Given instruction =
Copy exactly the lines that run from the top of the listing to the line containing "const originPoint = [[0, 0]];", both ends included, and omit the pictures.

☆ ☆ ☆ ☆ ☆ ☆ ☆

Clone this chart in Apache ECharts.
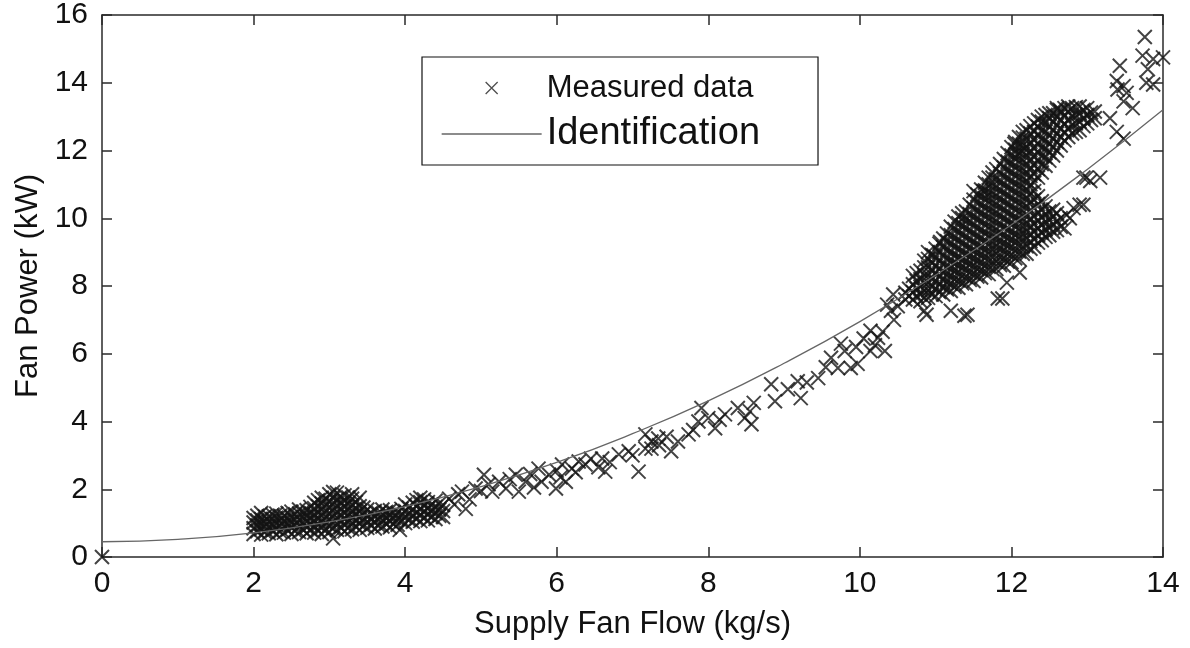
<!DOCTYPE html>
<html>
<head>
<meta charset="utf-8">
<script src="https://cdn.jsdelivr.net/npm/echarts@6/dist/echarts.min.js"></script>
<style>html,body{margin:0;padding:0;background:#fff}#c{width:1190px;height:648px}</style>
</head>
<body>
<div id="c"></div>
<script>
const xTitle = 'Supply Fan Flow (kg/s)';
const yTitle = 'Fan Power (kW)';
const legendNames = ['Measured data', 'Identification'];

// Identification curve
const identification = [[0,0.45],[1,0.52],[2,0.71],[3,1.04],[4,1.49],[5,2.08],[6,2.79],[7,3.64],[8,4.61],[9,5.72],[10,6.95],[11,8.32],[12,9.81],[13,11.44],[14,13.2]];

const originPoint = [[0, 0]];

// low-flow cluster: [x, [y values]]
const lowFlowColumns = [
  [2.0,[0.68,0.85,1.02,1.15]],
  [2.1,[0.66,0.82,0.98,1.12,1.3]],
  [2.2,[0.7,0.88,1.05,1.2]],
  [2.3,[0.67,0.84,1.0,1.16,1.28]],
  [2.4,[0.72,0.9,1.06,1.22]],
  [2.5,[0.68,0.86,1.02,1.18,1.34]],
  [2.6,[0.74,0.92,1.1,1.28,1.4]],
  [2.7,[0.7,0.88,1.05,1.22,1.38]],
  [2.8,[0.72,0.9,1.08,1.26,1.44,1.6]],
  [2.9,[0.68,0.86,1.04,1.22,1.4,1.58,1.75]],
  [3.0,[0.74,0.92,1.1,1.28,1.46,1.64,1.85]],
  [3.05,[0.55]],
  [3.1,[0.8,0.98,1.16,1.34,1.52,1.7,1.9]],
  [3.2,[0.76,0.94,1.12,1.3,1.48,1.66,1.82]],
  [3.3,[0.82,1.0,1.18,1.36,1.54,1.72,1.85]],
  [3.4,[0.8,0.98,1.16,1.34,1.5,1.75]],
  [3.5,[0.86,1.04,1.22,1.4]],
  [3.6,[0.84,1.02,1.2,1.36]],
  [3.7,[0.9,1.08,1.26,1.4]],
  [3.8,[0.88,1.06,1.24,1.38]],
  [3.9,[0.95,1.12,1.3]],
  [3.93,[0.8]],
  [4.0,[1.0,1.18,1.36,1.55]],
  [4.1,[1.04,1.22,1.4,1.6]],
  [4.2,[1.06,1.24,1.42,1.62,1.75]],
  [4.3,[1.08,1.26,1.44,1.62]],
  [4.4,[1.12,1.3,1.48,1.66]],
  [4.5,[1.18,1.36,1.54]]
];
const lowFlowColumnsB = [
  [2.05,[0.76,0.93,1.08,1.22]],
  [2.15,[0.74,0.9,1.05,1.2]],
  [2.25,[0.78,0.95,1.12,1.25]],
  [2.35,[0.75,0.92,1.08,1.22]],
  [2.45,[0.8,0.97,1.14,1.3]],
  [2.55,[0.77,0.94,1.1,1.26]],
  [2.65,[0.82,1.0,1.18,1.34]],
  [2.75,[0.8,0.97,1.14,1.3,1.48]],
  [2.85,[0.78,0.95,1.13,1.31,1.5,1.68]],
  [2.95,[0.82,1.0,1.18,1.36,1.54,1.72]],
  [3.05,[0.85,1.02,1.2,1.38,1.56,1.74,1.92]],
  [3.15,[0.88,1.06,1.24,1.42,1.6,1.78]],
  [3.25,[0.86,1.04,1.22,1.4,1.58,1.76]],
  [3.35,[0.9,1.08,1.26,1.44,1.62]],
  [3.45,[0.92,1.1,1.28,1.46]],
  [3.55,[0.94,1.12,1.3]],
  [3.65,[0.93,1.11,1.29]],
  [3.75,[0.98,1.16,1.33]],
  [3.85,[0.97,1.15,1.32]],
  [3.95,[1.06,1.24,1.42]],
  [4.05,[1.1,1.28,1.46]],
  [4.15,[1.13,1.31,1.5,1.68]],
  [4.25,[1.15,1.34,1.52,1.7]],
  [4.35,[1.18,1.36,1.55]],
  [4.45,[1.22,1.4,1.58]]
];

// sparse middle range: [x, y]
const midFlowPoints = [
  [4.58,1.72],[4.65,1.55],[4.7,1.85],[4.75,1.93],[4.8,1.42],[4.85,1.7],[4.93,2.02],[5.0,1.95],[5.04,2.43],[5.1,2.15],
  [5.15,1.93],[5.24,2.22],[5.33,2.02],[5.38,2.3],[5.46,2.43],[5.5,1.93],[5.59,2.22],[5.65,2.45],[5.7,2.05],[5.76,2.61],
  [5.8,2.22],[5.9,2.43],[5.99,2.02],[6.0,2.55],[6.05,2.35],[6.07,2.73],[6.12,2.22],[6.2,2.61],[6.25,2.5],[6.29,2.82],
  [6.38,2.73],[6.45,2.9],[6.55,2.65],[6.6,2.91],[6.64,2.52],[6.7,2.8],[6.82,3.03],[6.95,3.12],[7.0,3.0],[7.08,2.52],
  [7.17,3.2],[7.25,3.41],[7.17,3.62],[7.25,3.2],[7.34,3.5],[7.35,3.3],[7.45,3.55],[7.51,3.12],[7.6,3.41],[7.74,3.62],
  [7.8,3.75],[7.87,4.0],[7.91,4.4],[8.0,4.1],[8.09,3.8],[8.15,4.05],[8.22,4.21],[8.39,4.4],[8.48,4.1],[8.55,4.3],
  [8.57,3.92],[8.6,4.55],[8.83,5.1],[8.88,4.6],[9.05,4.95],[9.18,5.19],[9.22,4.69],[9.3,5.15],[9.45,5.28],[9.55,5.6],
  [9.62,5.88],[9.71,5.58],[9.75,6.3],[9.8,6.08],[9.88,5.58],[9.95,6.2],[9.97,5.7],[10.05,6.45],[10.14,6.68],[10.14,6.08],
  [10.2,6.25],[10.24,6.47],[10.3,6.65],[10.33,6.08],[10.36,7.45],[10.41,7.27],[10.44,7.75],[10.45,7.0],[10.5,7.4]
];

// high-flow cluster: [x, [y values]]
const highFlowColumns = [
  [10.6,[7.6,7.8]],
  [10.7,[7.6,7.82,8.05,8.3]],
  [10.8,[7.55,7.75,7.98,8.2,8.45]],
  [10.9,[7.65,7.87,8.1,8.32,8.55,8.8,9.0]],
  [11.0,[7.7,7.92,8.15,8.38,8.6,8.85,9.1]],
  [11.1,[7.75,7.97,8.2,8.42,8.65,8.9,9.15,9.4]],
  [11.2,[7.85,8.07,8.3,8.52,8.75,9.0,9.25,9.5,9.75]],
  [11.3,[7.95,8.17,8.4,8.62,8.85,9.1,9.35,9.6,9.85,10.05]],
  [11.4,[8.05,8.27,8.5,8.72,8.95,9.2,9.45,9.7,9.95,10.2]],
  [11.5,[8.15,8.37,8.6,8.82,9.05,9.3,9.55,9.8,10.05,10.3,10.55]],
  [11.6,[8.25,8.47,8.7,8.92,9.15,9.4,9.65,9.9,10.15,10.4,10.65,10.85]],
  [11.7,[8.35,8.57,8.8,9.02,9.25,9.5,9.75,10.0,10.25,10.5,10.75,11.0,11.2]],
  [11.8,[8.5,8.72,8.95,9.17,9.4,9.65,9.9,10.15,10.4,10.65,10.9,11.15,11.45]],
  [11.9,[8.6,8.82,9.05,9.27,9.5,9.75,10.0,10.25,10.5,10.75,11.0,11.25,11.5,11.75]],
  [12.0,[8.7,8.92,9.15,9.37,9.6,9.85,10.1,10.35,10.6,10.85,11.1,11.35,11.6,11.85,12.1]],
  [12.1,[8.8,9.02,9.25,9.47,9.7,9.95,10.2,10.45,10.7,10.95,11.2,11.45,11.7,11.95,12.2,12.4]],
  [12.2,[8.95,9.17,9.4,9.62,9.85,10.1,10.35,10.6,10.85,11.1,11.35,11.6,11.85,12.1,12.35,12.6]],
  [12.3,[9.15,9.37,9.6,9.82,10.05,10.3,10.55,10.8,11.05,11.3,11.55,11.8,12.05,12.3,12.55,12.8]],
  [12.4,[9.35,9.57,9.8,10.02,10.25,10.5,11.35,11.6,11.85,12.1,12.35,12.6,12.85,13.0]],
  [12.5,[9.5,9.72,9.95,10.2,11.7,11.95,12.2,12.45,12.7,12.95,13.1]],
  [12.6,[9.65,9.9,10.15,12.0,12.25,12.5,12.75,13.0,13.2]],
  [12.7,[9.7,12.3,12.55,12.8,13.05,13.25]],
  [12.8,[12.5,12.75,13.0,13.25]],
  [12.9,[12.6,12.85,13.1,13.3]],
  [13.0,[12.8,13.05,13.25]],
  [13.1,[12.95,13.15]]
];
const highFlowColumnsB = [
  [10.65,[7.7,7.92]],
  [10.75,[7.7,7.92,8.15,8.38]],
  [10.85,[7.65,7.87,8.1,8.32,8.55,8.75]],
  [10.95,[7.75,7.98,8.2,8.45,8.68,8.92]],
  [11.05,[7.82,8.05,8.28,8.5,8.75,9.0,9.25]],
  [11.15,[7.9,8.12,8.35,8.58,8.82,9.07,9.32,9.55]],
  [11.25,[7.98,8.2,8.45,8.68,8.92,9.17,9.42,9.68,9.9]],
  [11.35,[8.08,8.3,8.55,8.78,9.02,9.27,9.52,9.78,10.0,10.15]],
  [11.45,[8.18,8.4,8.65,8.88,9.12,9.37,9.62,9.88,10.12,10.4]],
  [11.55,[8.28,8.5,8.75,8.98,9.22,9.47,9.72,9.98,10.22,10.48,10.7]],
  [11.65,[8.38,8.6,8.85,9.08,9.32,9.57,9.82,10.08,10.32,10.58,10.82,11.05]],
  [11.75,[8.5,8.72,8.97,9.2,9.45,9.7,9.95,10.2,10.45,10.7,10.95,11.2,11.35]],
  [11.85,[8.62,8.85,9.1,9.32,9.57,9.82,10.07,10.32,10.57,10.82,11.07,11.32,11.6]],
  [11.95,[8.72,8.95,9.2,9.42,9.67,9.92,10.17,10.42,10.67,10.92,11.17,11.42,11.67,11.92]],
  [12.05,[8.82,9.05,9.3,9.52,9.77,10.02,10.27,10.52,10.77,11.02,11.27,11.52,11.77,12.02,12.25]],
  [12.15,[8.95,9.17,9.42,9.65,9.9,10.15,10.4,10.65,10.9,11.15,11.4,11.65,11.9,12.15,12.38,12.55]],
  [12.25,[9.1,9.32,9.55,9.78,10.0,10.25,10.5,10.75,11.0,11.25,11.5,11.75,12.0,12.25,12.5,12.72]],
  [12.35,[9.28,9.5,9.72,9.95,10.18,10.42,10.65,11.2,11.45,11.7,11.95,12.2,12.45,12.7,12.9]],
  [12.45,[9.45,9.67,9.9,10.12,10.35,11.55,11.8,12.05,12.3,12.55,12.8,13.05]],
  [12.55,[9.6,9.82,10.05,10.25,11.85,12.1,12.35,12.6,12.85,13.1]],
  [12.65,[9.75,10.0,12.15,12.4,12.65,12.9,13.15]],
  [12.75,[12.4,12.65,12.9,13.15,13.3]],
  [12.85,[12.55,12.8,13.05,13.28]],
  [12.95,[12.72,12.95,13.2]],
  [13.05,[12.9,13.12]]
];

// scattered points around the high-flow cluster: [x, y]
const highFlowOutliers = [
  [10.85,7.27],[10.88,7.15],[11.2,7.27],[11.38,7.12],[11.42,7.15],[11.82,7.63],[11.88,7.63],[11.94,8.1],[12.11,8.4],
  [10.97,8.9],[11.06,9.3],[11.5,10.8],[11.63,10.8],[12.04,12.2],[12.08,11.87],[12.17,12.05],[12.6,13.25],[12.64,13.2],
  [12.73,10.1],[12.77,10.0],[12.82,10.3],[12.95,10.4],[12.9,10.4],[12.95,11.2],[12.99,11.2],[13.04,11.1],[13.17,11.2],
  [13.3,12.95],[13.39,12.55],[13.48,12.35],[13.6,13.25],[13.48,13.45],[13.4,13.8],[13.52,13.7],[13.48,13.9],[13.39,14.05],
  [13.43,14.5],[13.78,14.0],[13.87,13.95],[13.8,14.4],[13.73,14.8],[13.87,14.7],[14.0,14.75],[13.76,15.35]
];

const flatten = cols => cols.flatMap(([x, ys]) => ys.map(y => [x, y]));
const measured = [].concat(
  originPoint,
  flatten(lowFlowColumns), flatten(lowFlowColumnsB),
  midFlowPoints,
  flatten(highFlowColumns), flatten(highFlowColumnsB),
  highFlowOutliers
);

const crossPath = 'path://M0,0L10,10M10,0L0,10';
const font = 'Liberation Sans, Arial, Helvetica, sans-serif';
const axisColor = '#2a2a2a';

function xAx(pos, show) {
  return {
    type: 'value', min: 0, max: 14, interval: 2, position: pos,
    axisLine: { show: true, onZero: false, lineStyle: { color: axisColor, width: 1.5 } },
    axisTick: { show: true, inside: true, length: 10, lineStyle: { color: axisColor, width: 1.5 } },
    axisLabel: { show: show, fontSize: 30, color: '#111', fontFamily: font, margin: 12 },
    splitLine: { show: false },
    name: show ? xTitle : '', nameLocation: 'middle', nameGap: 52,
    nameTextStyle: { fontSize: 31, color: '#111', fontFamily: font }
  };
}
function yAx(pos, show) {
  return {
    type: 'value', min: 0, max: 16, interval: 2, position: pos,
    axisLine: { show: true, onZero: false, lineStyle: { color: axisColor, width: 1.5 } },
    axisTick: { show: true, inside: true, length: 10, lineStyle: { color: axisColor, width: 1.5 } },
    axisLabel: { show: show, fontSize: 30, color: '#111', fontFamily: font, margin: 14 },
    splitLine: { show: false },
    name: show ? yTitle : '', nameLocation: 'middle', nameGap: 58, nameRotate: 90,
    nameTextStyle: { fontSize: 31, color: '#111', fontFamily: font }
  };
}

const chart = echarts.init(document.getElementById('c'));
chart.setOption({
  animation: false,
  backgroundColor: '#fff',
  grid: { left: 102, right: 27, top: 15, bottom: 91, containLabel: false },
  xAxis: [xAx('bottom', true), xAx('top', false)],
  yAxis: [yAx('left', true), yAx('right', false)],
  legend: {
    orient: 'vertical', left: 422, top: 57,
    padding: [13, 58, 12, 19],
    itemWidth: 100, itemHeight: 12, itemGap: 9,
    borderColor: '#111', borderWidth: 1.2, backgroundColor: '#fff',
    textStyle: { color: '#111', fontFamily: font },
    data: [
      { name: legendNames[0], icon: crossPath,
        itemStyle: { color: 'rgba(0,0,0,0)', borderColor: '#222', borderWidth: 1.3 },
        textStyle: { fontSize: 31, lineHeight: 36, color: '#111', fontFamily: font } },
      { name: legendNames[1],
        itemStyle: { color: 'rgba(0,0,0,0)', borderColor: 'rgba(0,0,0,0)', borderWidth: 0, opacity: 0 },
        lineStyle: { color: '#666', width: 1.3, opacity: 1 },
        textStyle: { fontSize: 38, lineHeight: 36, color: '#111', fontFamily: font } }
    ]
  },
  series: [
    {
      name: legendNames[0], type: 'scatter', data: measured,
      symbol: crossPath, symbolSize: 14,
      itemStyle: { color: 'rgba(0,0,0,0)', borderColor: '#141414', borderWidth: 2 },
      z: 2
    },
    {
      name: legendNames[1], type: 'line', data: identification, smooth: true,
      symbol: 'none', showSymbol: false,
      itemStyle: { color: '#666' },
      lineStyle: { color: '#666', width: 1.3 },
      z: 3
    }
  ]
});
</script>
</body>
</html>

☆ ☆ ☆ ☆ ☆ ☆ ☆

Result =
Clone this chart in Apache ECharts.
<!DOCTYPE html>
<html>
<head>
<meta charset="utf-8">
<script src="https://cdn.jsdelivr.net/npm/echarts@6/dist/echarts.min.js"></script>
<style>html,body{margin:0;padding:0;background:#fff}#c{width:1190px;height:648px}</style>
</head>
<body>
<div id="c"></div>
<script>
const xTitle = 'Supply Fan Flow (kg/s)';
const yTitle = 'Fan Power (kW)';
const legendNames = ['Measured data', 'Identification'];

// Identification curve
const identification = [[0,0.45],[1,0.52],[2,0.71],[3,1.04],[4,1.49],[5,2.08],[6,2.79],[7,3.64],[8,4.61],[9,5.72],[10,6.95],[11,8.32],[12,9.81],[13,11.44],[14,13.2]];

const originPoint = [[0, 0]];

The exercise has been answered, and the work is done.